The Third Circuit has the opportunity to define how a taxpayer’s “reckless” behavior in not disclosing foreign accounts fits into the scheme of Report of Foreign Bank and Financial Accounts (FBAR) compliance, practitioners told Bloomberg Tax.
“The government wants a willful FBAR penalty to become the norm when there is an FBAR reporting error or lack of reporting on an FBAR,” Josh O. Ungerman, a tax partner at Meadows, Collier, Reed, Cousins, Crouch & Ungerman LLP in Dallas, told Bloomberg Tax.
Millions in Foreign Account
The government is appealing a September 2017 ruling from the U.S. District Court for the Eastern District of Pennsylvania that Bedrosian was entitled to a refund of the FBAR penalty he paid for not disclosing a $2 million UBS account.
“I liked the district court’s opinion because it was the first court that was willing to draw a line between recklessness and negligence,” Zhanna A. Ziering, a tax member at Caplin & Drysdale Chartered in New York, told Bloomberg Tax. Ziering called the government’s appeal a “risk” because it has so far won all the FBAR cases at the circuit court level and the Bedrosian case is very “fact-specific.”
The lower court found that the government didn’t meet its burden of proving that Bedrosian willfully omitted his $2 million UBS account from his 2007 FBAR, and said evidence pointed to the omission being an oversight or negligent act. Bedrosian’s failure to report the second account wasn’t willful because he checked the box indicating he had a foreign account on his 2007 tax return, identifid Switzerland as the country in which the account was located, and filed a FBAR for 2007 stating he had assets in a foreign account, the federal district court said.
The government is arguing on appeal that the federal district court ruling was based “on a perceived lack of evidence that Bedrosian intended to evade tax.” The lower court, therefore, imposed a higher standard of willfulness that went beyond the ordinary standard of knowing reckless conduct, the government said.
“The District Court departed from the correct standard of willfulness by improperly focusing on whether Bedrosian had an improper motive or bad intent when he failed to disclose his $2 million UBS account,” the government’s brief said, adding that the applicable standard is whether Bedrosian’s conduct was “knowing or reckless.”
No Excuse or Defense
Brian Mahany, a fraud recovery and whistleblower claims lawyer in Milwaukee, told Bloomberg Tax Bedrosian’s conduct appears to have been willful. “There is no legitimate excuse or defense at this point,” he said.

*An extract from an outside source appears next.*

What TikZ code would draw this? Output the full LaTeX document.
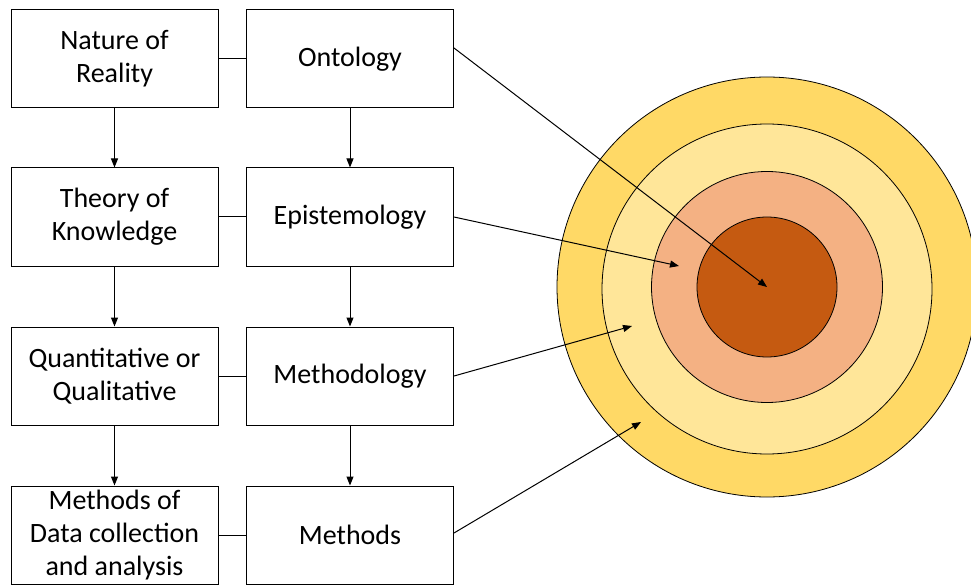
\documentclass[tikz,border=0pt]{standalone}
\usepackage{fontspec}
\setmainfont{Carlito}
\usetikzlibrary{arrows.meta}

\definecolor{ringout}{RGB}{255,217,102}
\definecolor{ringtwo}{RGB}{255,230,153}
\definecolor{ringthree}{RGB}{244,177,131}
\definecolor{ringcore}{RGB}{197,90,17}

\begin{document}
\begin{tikzpicture}[x=1pt,y=-1pt,>={Triangle[length=9pt,width=7pt]},
  box/.style={draw,line width=1pt,minimum width=207pt,minimum height=98pt,
    align=center,inner sep=0pt,font=\fontsize{28}{33}\selectfont},
  ring/.style={draw,line width=0.8pt}]
\clip (0,0) rectangle (971,585);
% target rings
\filldraw[ring,fill=ringout] (767,287) circle (210pt);
\filldraw[ring,fill=ringtwo] (767,289) circle (165pt);
\filldraw[ring,fill=ringthree] (767,287) circle (115.5pt);
\filldraw[ring,fill=ringcore] (767,287) circle (70pt);
\coordinate (core) at (767,287);
\coordinate (tipthree) at (679,266);
\coordinate (tiptwo) at (632,326);
\coordinate (tipout) at (641,422);
% boxes
\node[box] (nature) at (114.5,59) {Nature of\\Reality};
\node[box] (theory) at (114.5,217) {Theory of\\Knowledge};
\node[box] (quant) at (114.5,376) {Quantitative or\\Qualitative};
\node[box] (datacol) at (114.5,535) {Methods of\\Data collection\\and analysis};
\node[box] (onto) at (350,59) {Ontology};
\node[box] (episte) at (350,217) {Epistemology};
\node[box] (methodo) at (350,376) {Methodology};
\node[box] (meth) at (350,535) {Methods};
% links
\draw[line width=1pt] (nature) -- (onto);
\draw[line width=1pt] (theory) -- (episte);
\draw[line width=1pt] (quant) -- (methodo);
\draw[line width=1pt] (datacol) -- (meth);
\draw[->,line width=1pt] (nature) -- (theory);
\draw[->,line width=1pt] (theory) -- (quant);
\draw[->,line width=1pt] (quant) -- (datacol);
\draw[->,line width=1pt] (onto) -- (episte);
\draw[->,line width=1pt] (episte) -- (methodo);
\draw[->,line width=1pt] (methodo) -- (meth);
% pointers into the rings
\draw[->,line width=1pt] ([yshift=11pt]onto.east) -- (core);
\draw[->,line width=1pt] (episte.east) -- (tipthree);
\draw[->,line width=1pt] (methodo.east) -- (tiptwo);
\draw[->,line width=1pt] ([yshift=2pt]meth.east) -- (tipout);
\end{tikzpicture}
\end{document}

Mahany said reporting just one account, and directing UBS to move his second account to a separate Swiss bank, showed willfulness.

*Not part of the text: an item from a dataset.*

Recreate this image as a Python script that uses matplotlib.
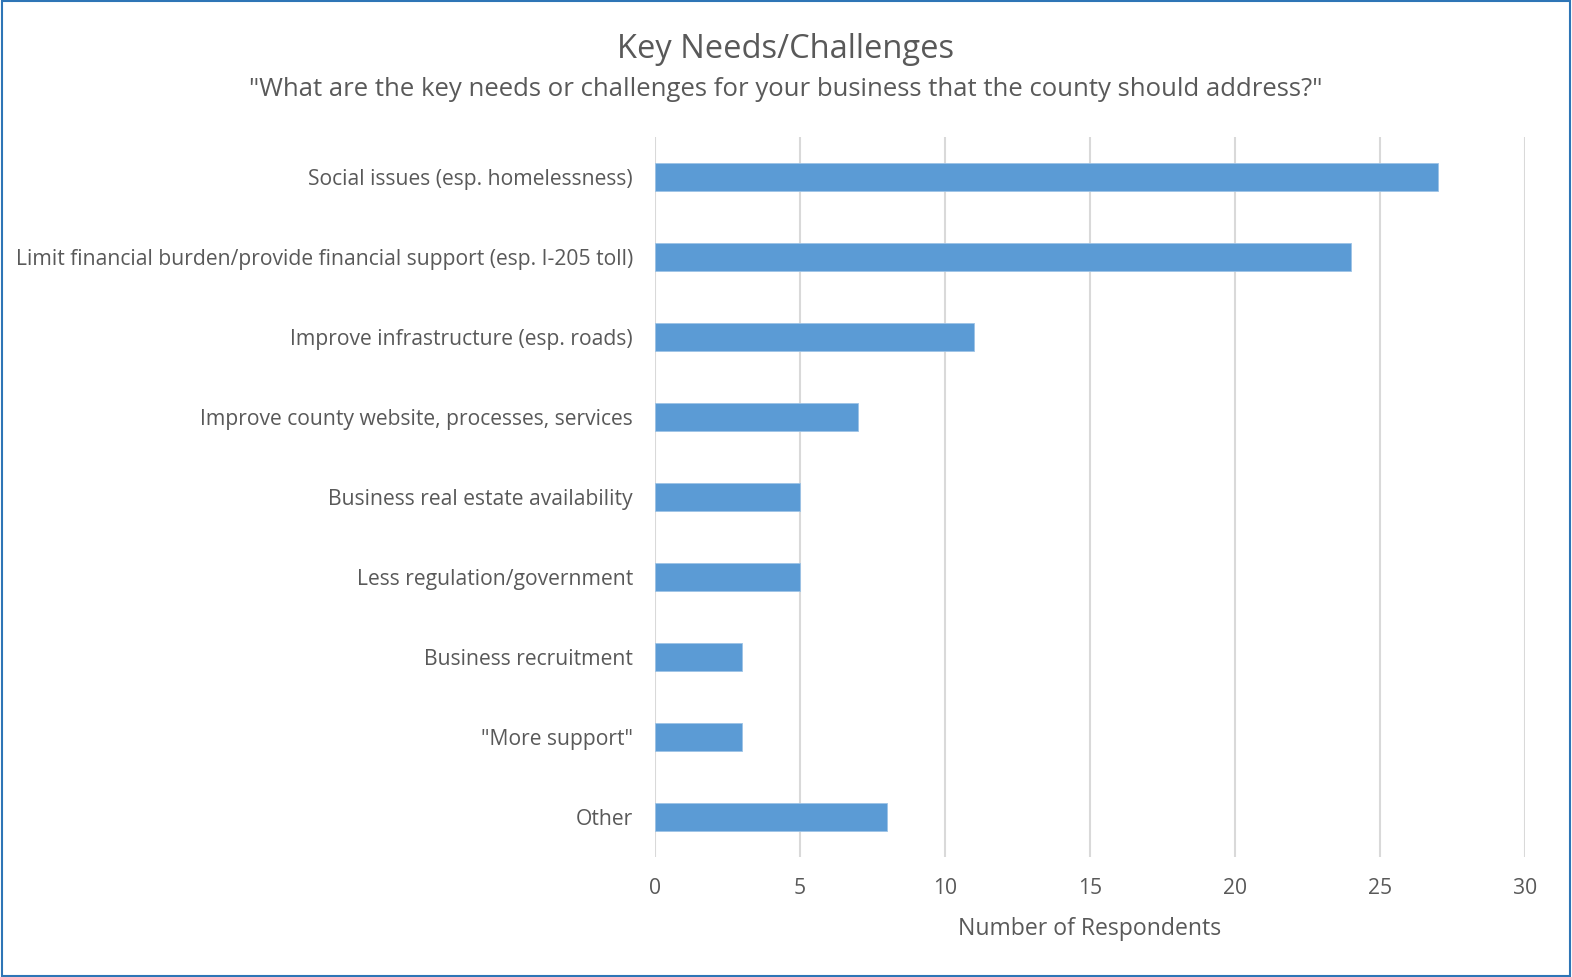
import matplotlib.pyplot as plt
from matplotlib.patches import Rectangle

categories = [
    "Social issues (esp. homelessness)",
    "Limit financial burden/provide financial support (esp. I-205 toll)",
    "Improve infrastructure (esp. roads)",
    "Improve county website, processes, services",
    "Business real estate availability",
    "Less regulation/government",
    "Business recruitment",
    "\"More support\"",
    "Other",
]
counts = [27, 24, 11, 7, 5, 5, 3, 3, 8]
x_ticks = [0, 5, 10, 15, 20, 25, 30]

TEXT = "#595959"
BAR = "#5B9BD5"
GRID = "#D9D9D9"

plt.rcParams["font.family"] = ["Open Sans", "DejaVu Sans"]

fig = plt.figure(figsize=(15.72, 9.77), dpi=100)
ax = fig.add_axes([655 / 1572, 1 - 857 / 977, 870 / 1572, 720 / 977])

ypos = list(range(len(categories)))
ax.barh(ypos, counts, height=0.35, color=BAR, edgecolor="#9DC3E6", linewidth=0.6, zorder=3)
ax.set_ylim(len(categories) - 0.5, -0.5)
ax.set_xlim(0, 30)
ax.set_xticks(x_ticks)
ax.set_yticks(ypos)
ax.set_yticklabels(categories)
ax.tick_params(axis="both", length=0, colors=TEXT, labelsize=15.2)
ax.tick_params(axis="y", pad=16)
ax.tick_params(axis="x", pad=15)
ax.grid(axis="x", color=GRID, linewidth=1.5, zorder=0)
for s in ax.spines.values():
    s.set_visible(False)
ax.set_xlabel("Number of Respondents", color=TEXT, fontsize=16.6, labelpad=13)

fig.text(0.5, 1 - 49 / 977, "Key Needs/Challenges", ha="center", va="center",
         fontsize=23.5, color=TEXT)
fig.text(0.5, 1 - 89 / 977,
         "\"What are the key needs or challenges for your business that the county should address?\"",
         ha="center", va="center", fontsize=18.5, color=TEXT)

fig.patches.append(Rectangle((0.001, 0.001), 0.998, 0.998, transform=fig.transFigure,
                             fill=False, edgecolor="#2E75B6", linewidth=1.5))

fig.savefig("out.png", dpi=100)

“Based on the government’s brief, the government is trying to get the circuit court to clearly adopt a move from ‘willfulness’ into ‘recklessness’,” Ziering said. “If the court agrees, a taxpayer’s intent will become irrelevant.”
The government asked the Third Circuit to reverse the lower court’s ruling, and remand the case so the federal district court could “address Bedrosian’s arguments regarding the amount of the penalty.”
Fox Rothschild LLP in Philadelphia represents Bedrosian and declined to comment. The Department of Justice represents the government, and also declined to comment.